(Source code of charts)

================

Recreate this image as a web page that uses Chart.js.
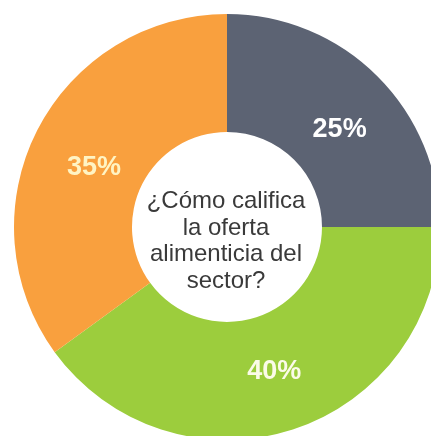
<!DOCTYPE html>
<html>
<head>
<meta charset="utf-8">
<script src="https://cdn.jsdelivr.net/npm/chart.js@4"></script>
<style>
  html, body { margin: 0; padding: 0; background: #fff; overflow: hidden; }
  #wrap { position: absolute; left: 0; top: 0; width: 454px; height: 454px; }
</style>
</head>
<body>
<div id="wrap"><canvas id="donutOferta" width="454" height="454"></canvas></div>
<script>
const categories = ["Regular", "Buena", "Mala"];
const values = [25, 40, 35];
const sliceColors = ["#5c6373", "#9ccd3d", "#f9a03e"];
const labelColors = ["#ffffff", "#fbfbe8", "#fff4c4"];
const centerLines = ["¿Cómo califica", "la oferta", "alimenticia del", "sector?"];

const ctx = document.getElementById("donutOferta");

// percentages written on each slice
const sliceLabels = {
    id: "sliceLabels",
    afterDatasetsDraw(chart, args, opts) {
        const c = chart.ctx;
        const meta = chart.getDatasetMeta(0);
        const total = values.reduce((a, b) => a + b, 0);
        c.save();
        c.font = "bold 27px 'Liberation Sans', Arial, sans-serif";
        c.textAlign = "center";
        c.textBaseline = "middle";
        meta.data.forEach((arc, i) => {
            const p = arc.tooltipPosition();
            const dx = p.x - arc.x, dy = p.y - arc.y;
            const k = 0.97;
            const n = opts.nudge[i];
            c.fillStyle = labelColors[i];
            c.fillText(Math.round(values[i] / total * 100) + "%",
                arc.x + dx * k + n[0], arc.y + dy * k + 1 + n[1]);
        });
        c.restore();
    }
};

// question in the hole of the doughnut
const centerText = {
    id: "centerText",
    afterDraw(chart) {
        const c = chart.ctx;
        const arc = chart.getDatasetMeta(0).data[0];
        c.save();
        c.font = "24px 'Liberation Sans', Arial, sans-serif";
        c.fillStyle = "#3a3a3a";
        c.textAlign = "center";
        c.textBaseline = "alphabetic";
        const lh = 26.7;
        const top = arc.y - 19;
        centerLines.forEach((line, i) => {
            c.fillText(line, arc.x - 1, top + i * lh);
        });
        c.restore();
    }
};

new Chart(ctx, {
    type: "doughnut",
    data: {
        labels: categories,
        datasets: [{
            data: values,
            backgroundColor: sliceColors,
            borderWidth: 0
        }]
    },
    options: {
        responsive: false,
        animation: false,
        cutout: "44.6%",
        layout: { padding: 14 },
        plugins: {
            legend: { display: false },
            tooltip: { enabled: false },
            sliceLabels: { nudge: [[7, 7], [1, 1], [0, 7]] }
        }
    },
    plugins: [sliceLabels, centerText]
});
</script>
</body>
</html>
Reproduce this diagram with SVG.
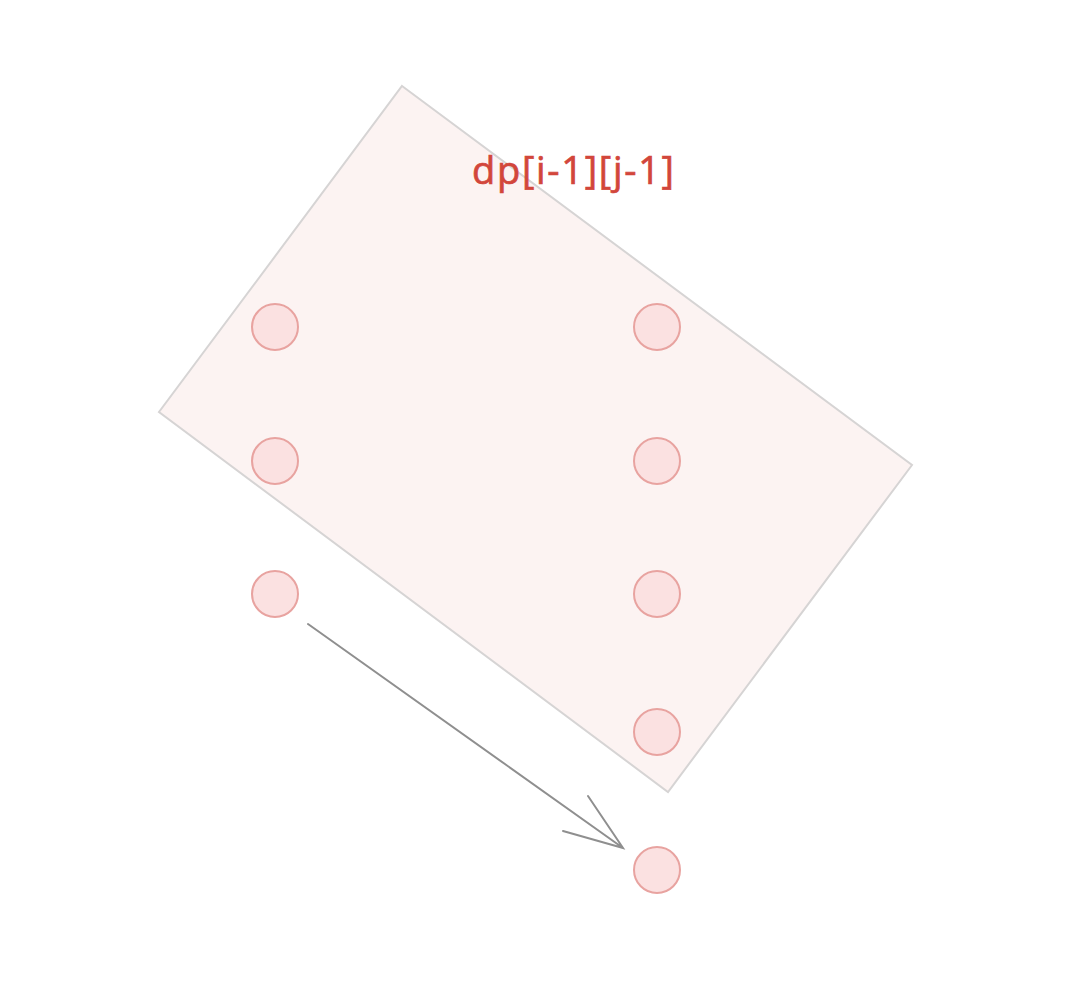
<svg xmlns="http://www.w3.org/2000/svg" width="1086" height="1000" viewBox="0 0 1086 1000">
<style>
.n{fill:#fbe1e1;stroke:#e8a3a0;stroke-width:2}
.c{fill:none;stroke:#8f8f8f;stroke-width:2;stroke-linecap:round}
.t{font-family:"Open Sans","Liberation Sans",sans-serif;font-size:38px;fill:#d2463b;stroke:#d2463b;stroke-width:0.7}
</style>
<rect width="1086" height="1000" fill="#ffffff"/>
<g id="region">
<polygon points="402,86 912,465 668,792 159,412" fill="#fcf3f2" stroke="#d6d4d4" stroke-width="2"/>
</g>
<g id="label"><text class="t" x="472" y="184" textLength="202" lengthAdjust="spacing">dp[i-1][j-1]</text></g>
<g id="n1"><circle class="n" cx="275" cy="327" r="23"/></g>
<g id="n2"><circle class="n" cx="657" cy="327" r="23"/></g>
<g id="n3"><circle class="n" cx="275" cy="461" r="23"/></g>
<g id="n4"><circle class="n" cx="657" cy="461" r="23"/></g>
<g id="n5"><circle class="n" cx="275" cy="594" r="23"/></g>
<g id="n6"><circle class="n" cx="657" cy="594" r="23"/></g>
<g id="n7"><circle class="n" cx="657" cy="732" r="23"/></g>
<g id="n8"><circle class="n" cx="657" cy="870" r="23"/></g>
<g id="connectors">
<path class="c" d="M308,624 L623,848 M588,796 L623,848 L563,831"/>
</g>
</svg>
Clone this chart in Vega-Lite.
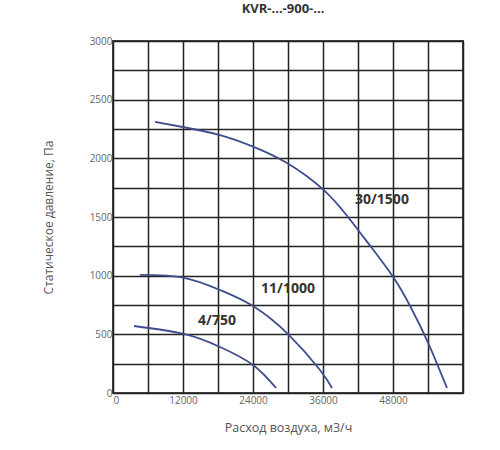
{
  "$schema": "https://vega.github.io/schema/vega-lite/v6.json",
  "autosize": {"type": "none"},
  "padding": {"left": 113, "top": 41, "right": 37, "bottom": 57},
  "width": 350,
  "height": 352,
  "background": "white",
  "config": {
    "view": {"stroke": "#444", "strokeWidth": 2},
    "font": "Open Sans"
  },
  "title": {"text": "KVR-...-900-...", "fontSize": 13, "fontWeight": "bold", "color": "#333", "font": "Open Sans", "offset": 20, "anchor": "middle", "dx": -5},
  "datasets": {
    "curves": [
      {"series": "30/1500", "q": 7200, "p": 2310},
      {"series": "30/1500", "q": 12171, "p": 2265},
      {"series": "30/1500", "q": 18343, "p": 2198},
      {"series": "30/1500", "q": 24000, "p": 2100},
      {"series": "30/1500", "q": 29829, "p": 1960},
      {"series": "30/1500", "q": 36000, "p": 1735},
      {"series": "30/1500", "q": 40286, "p": 1500},
      {"series": "30/1500", "q": 44000, "p": 1260},
      {"series": "30/1500", "q": 48000, "p": 990},
      {"series": "30/1500", "q": 51000, "p": 735},
      {"series": "30/1500", "q": 54000, "p": 430},
      {"series": "30/1500", "q": 57257, "p": 43},
      {"series": "11/1000", "q": 4629, "p": 1006},
      {"series": "11/1000", "q": 12171, "p": 982},
      {"series": "11/1000", "q": 18343, "p": 878},
      {"series": "11/1000", "q": 24000, "p": 741},
      {"series": "11/1000", "q": 30171, "p": 494},
      {"series": "11/1000", "q": 35486, "p": 196},
      {"series": "11/1000", "q": 37543, "p": 43},
      {"series": "4/750", "q": 3600, "p": 571},
      {"series": "4/750", "q": 12171, "p": 503},
      {"series": "4/750", "q": 18343, "p": 392},
      {"series": "4/750", "q": 24000, "p": 239},
      {"series": "4/750", "q": 27943, "p": 43}
    ],
    "labels": [
      {"label": "30/1500", "q": 46110, "p": 1645},
      {"label": "11/1000", "q": 30000, "p": 886},
      {"label": "4/750", "q": 17830, "p": 614}
    ]
  },
  "encoding": {
    "x": {
      "field": "q", "type": "quantitative",
      "scale": {"domain": [0, 60000], "nice": false},
      "axis": {
        "title": "Расход воздуха, м3/ч",
        "titleFontSize": 12.5, "titleFontWeight": "normal", "titleColor": "#555", "titleFont": "Open Sans",
        "titleY": 34, "titleBaseline": "middle",
        "values": [0, 6000, 12000, 18000, 24000, 30000, 36000, 42000, 48000, 54000, 60000],
        "format": "d",
        "labelExpr": "(datum.value % 12000 == 0 && datum.value < 60000) ? datum.label : ''",
        "labelOverlap": false,
        "labelFontSize": 10, "labelColor": "#666", "labelPadding": 2,
        "ticks": false, "domain": false,
        "grid": true, "gridColor": "#222", "gridWidth": 1.5, "gridOpacity": 1
      }
    },
    "y": {
      "field": "p", "type": "quantitative",
      "scale": {"domain": [0, 3000], "nice": false},
      "axis": {
        "title": "Статическое давление, Па",
        "titleFontSize": 12, "titleFontWeight": "normal", "titleColor": "#555", "titleFont": "Open Sans",
        "titleX": -65, "titleY": 176, "titleAlign": "center", "titleBaseline": "middle",
        "values": [0, 250, 500, 750, 1000, 1250, 1500, 1750, 2000, 2250, 2500, 2750, 3000],
        "format": "d",
        "labelExpr": "(datum.value % 500 == 0) ? datum.label : ''",
        "labelOverlap": false,
        "labelFontSize": 10, "labelColor": "#666", "labelPadding": 1,
        "ticks": false, "domain": false,
        "grid": true, "gridColor": "#222", "gridWidth": 1.5, "gridOpacity": 1
      }
    }
  },
  "layer": [
    {
      "data": {"name": "curves"},
      "mark": {"type": "line", "color": "#3f4d8e", "strokeWidth": 1.8, "interpolate": "natural"},
      "encoding": {
        "detail": {"field": "series"}
      }
    },
    {
      "data": {"name": "labels"},
      "mark": {"type": "text", "fontSize": 14, "fontWeight": "bold", "color": "#333", "font": "Open Sans", "align": "center", "baseline": "middle"},
      "encoding": {
        "text": {"field": "label"}
      }
    }
  ]
}
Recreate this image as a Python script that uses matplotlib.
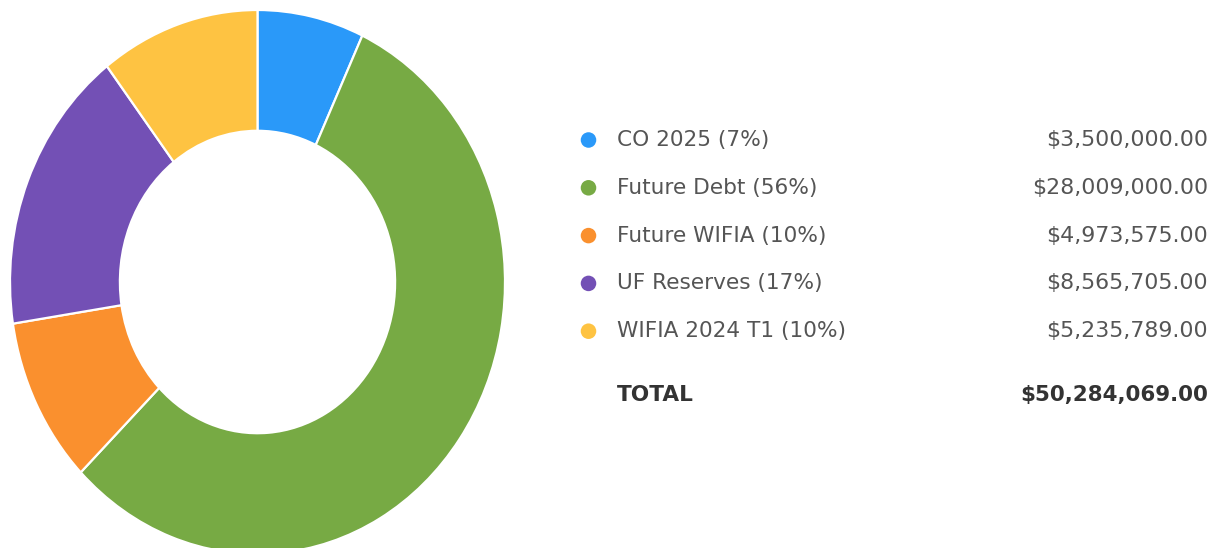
import matplotlib.pyplot as plt
import numpy as np

# funding sources
labels = ['CO 2025', 'Future Debt', 'Future WIFIA', 'UF Reserves', 'WIFIA 2024 T1']
values = [3500000.00, 28009000.00, 4973575.00, 8565705.00, 5235789.00]
colors = ['#2a99f9', '#77aa44', '#fa902e', '#7350b5', '#fec342']

total = sum(values)
pcts = [round(v / total * 100) for v in values]

plt.rcParams['font.family'] = ['DejaVu Sans']

fig = plt.figure(figsize=(12.17, 5.48), dpi=100)
W, H = 1217, 548

# donut (slightly stretched vertically, bottom runs off the canvas)
ax = fig.add_axes([10 / W, -6 / H, 495 / W, 544 / H])
ax.pie(values, colors=colors, startangle=90, counterclock=False, radius=1,
       wedgeprops=dict(width=0.444, edgecolor='white', linewidth=1.6))
ax.set_aspect('auto')
ax.set_xlim(-1, 1)
ax.set_ylim(-1, 1)
ax.axis('off')

# legend / table on the right, pixel coordinates
lg = fig.add_axes([0, 0, 1, 1])
lg.set_xlim(0, W)
lg.set_ylim(H, 0)
lg.axis('off')

row_y = 140
step = 47.8
for lab, v, p, c in zip(labels, values, pcts, colors):
    lg.scatter([588.5], [row_y], s=125, color=c, edgecolors='none')
    lg.text(617, row_y, f'{lab} ({p}%)', fontsize=15.6, color='#555555',
            va='center', ha='left')
    lg.text(1208, row_y, f'${v:,.2f}', fontsize=15.9, color='#555555',
            va='center', ha='right')
    row_y += step

lg.text(617, 395, 'TOTAL', fontsize=15.6, color='#333333', fontweight='bold',
        va='center', ha='left')
lg.text(1208, 395, f'${total:,.2f}', fontsize=15.4, color='#333333',
        fontweight='bold', va='center', ha='right')

fig.savefig('out.png', dpi=100)
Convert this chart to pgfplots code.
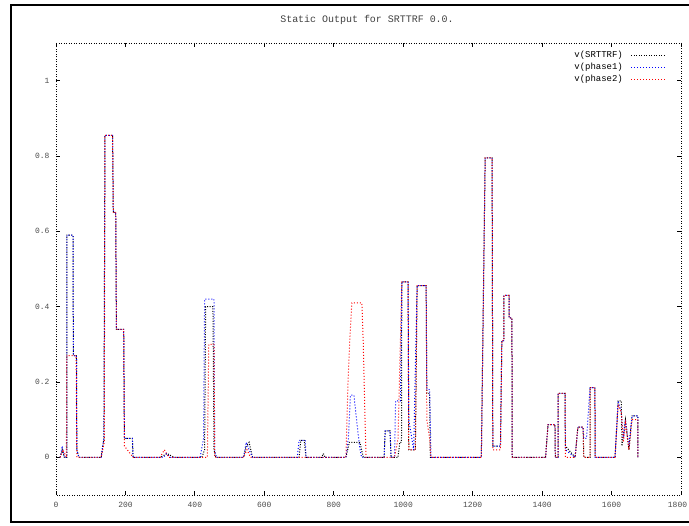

================

#### Challenge:
Start at the line with "Recreate this image as a Python", stop at the line with "colors = ['#2a99f9', '#77aa44', '#fa902e', '#7350b5', '#fec342']", both lines included, and repeat that span exactly without its pictures.

#### Exercise response:
Recreate this image as a Python script that uses matplotlib.
import matplotlib.pyplot as plt
import numpy as np

# funding sources
labels = ['CO 2025', 'Future Debt', 'Future WIFIA', 'UF Reserves', 'WIFIA 2024 T1']
values = [3500000.00, 28009000.00, 4973575.00, 8565705.00, 5235789.00]
colors = ['#2a99f9', '#77aa44', '#fa902e', '#7350b5', '#fec342']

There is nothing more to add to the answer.